Avrupa ve Japonya gibi daha geleneksel yerlerdeki problem, sadece iş yasalarından daha karmaşık ve daha derin. Daha da tehlikeli olan, bu yerlerde hâkim olan bir tutum: çalışanın bir tür hizmetkar olduğu ve işverenin ona karşı koruma görevi olduğu düşüncesi. Eskiden Amerika'da da durum böyleydi. 1970'lerde, genellikle büyük bir şirkette işe girmeniz ve ideal olarak tüm kariyerinizi orada geçirmeniz beklenirdi. Buna karşılık olarak şirket, size bakardı: işten atılmamanız için çaba gösterir, sağlık giderlerinizi karşılardı ve yaşlandığınızda sizi desteklerdi.

İstihdam giderek babacan havasından sıyrılıp sadece ekonomik bir değişim oluyor. Ancak yeni modelin önemi, sadece startupların büyümesini kolaylaştırması değil. Daha önemlisi, bence, bu modelin insanların startup kurmayı daha kolay hale getirmesi.

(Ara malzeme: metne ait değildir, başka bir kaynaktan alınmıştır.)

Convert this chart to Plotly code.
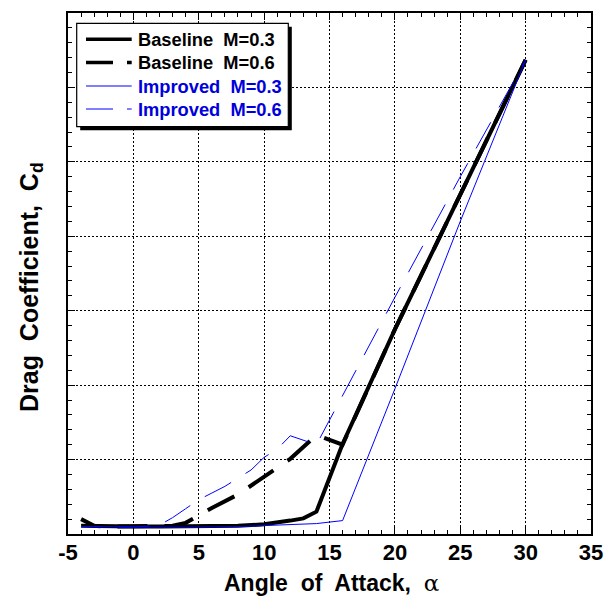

ABD'deki üniversite mezunlarının çoğu hala bir işe girmek zorunda olduklarını düşünüyor, sanki başkasının çalışanı olmadan verimli olamayacakmış gibi. Ancak işi, bir başkasının çalışanı olmak yerine, çeşitli iş türlerinden oluşan bir kariyer olarak gördüğünüzde, bir startup başlatmak daha kolay hale geliyor. Kariyerinizi tek bir işverene ömür boyu hizmet etmek yerine, farklı işlerden oluşan bir dizi olarak görmeye başladığınızda, kendi şirketinizi kurma riski azalır. Çünkü artık tüm kariyerinizi bir kenara atmak yerine, sadece belirli bir bölümünü değiştirmiş oluyorsunuz.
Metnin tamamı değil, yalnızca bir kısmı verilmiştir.